What you are asked to do: No images are to be carried over; print all other material exactly as it stands.

▼▼▼

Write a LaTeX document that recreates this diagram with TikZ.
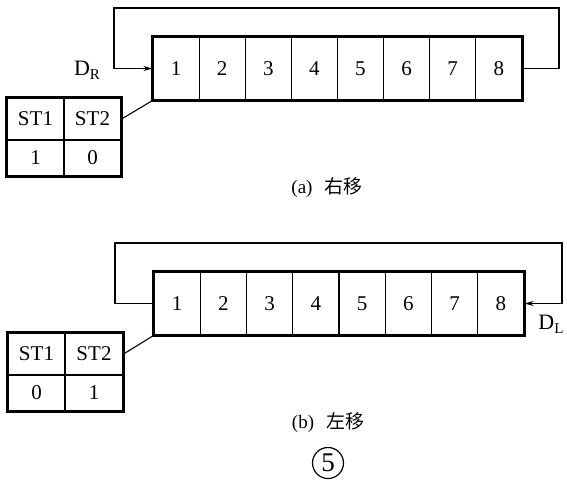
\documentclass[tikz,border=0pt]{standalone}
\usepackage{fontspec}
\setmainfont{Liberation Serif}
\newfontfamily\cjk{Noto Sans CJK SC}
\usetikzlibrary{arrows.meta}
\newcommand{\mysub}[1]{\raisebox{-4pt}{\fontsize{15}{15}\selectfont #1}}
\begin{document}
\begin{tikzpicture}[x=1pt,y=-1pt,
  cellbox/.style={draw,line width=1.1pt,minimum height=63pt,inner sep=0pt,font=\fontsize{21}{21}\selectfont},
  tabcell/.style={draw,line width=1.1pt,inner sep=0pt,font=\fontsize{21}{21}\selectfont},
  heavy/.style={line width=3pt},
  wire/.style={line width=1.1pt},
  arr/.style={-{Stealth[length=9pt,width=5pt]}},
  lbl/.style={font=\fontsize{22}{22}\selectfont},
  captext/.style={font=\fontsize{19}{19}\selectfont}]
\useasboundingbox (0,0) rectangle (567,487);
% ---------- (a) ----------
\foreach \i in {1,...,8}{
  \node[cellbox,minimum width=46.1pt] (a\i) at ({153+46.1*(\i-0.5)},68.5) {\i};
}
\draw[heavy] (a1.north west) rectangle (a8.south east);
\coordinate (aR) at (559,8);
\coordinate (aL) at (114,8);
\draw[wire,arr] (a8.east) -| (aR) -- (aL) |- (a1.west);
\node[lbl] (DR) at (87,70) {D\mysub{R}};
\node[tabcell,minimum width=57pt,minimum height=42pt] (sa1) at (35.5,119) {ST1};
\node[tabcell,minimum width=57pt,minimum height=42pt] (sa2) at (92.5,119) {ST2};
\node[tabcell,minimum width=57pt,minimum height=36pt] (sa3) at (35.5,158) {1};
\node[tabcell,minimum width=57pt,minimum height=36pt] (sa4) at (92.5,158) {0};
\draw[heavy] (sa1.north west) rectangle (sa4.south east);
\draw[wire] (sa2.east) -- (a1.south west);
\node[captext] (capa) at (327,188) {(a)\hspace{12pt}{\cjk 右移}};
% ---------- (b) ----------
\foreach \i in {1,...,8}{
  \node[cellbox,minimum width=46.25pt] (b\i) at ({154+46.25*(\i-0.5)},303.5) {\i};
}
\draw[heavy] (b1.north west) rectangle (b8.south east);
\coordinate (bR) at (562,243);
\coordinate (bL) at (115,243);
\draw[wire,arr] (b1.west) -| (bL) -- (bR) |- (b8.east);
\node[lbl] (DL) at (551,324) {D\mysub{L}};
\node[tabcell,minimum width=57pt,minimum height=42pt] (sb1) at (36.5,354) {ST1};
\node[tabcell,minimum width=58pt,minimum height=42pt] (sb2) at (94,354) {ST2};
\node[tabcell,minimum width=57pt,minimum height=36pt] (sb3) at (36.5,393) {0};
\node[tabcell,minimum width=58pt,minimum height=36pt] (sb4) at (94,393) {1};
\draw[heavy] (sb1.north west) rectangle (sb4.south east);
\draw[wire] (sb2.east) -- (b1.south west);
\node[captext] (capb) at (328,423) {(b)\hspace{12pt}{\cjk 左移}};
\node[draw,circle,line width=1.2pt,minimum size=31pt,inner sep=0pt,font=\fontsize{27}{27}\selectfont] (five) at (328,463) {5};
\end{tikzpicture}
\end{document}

▲▲▲

Result of this task:
Write a LaTeX document that recreates this diagram with TikZ.
\documentclass[tikz,border=0pt]{standalone}
\usepackage{fontspec}
\setmainfont{Liberation Serif}
\newfontfamily\cjk{Noto Sans CJK SC}
\usetikzlibrary{arrows.meta}
\newcommand{\mysub}[1]{\raisebox{-4pt}{\fontsize{15}{15}\selectfont #1}}
\begin{document}
\begin{tikzpicture}[x=1pt,y=-1pt,
  cellbox/.style={draw,line width=1.1pt,minimum height=63pt,inner sep=0pt,font=\fontsize{21}{21}\selectfont},
  tabcell/.style={draw,line width=1.1pt,inner sep=0pt,font=\fontsize{21}{21}\selectfont},
  heavy/.style={line width=3pt},
  wire/.style={line width=1.1pt},
  arr/.style={-{Stealth[length=9pt,width=5pt]}},
  lbl/.style={font=\fontsize{22}{22}\selectfont},
  captext/.style={font=\fontsize{19}{19}\selectfont}]
\useasboundingbox (0,0) rectangle (567,487);
% ---------- (a) ----------
\foreach \i in {1,...,8}{
  \node[cellbox,minimum width=46.1pt] (a\i) at ({153+46.1*(\i-0.5)},68.5) {\i};
}
\draw[heavy] (a1.north west) rectangle (a8.south east);
\coordinate (aR) at (559,8);
\coordinate (aL) at (114,8);
\draw[wire,arr] (a8.east) -| (aR) -- (aL) |- (a1.west);
\node[lbl] (DR) at (87,70) {D\mysub{R}};
\node[tabcell,minimum width=57pt,minimum height=42pt] (sa1) at (35.5,119) {ST1};
\node[tabcell,minimum width=57pt,minimum height=42pt] (sa2) at (92.5,119) {ST2};
\node[tabcell,minimum width=57pt,minimum height=36pt] (sa3) at (35.5,158) {1};
\node[tabcell,minimum width=57pt,minimum height=36pt] (sa4) at (92.5,158) {0};
\draw[heavy] (sa1.north west) rectangle (sa4.south east);
\draw[wire] (sa2.east) -- (a1.south west);
\node[captext] (capa) at (327,188) {(a)\hspace{12pt}{\cjk 右移}};
% ---------- (b) ----------
\foreach \i in {1,...,8}{
  \node[cellbox,minimum width=46.25pt] (b\i) at ({154+46.25*(\i-0.5)},303.5) {\i};
}
\draw[heavy] (b1.north west) rectangle (b8.south east);
\coordinate (bR) at (562,243);
\coordinate (bL) at (115,243);
\draw[wire,arr] (b1.west) -| (bL) -- (bR) |- (b8.east);
\node[lbl] (DL) at (551,324) {D\mysub{L}};
\node[tabcell,minimum width=57pt,minimum height=42pt] (sb1) at (36.5,354) {ST1};
\node[tabcell,minimum width=58pt,minimum height=42pt] (sb2) at (94,354) {ST2};
\node[tabcell,minimum width=57pt,minimum height=36pt] (sb3) at (36.5,393) {0};
\node[tabcell,minimum width=58pt,minimum height=36pt] (sb4) at (94,393) {1};
\draw[heavy] (sb1.north west) rectangle (sb4.south east);
\draw[wire] (sb2.east) -- (b1.south west);
\node[captext] (capb) at (328,423) {(b)\hspace{12pt}{\cjk 左移}};
\node[draw,circle,line width=1.2pt,minimum size=31pt,inner sep=0pt,font=\fontsize{27}{27}\selectfont] (five) at (328,463) {5};
\end{tikzpicture}
\end{document}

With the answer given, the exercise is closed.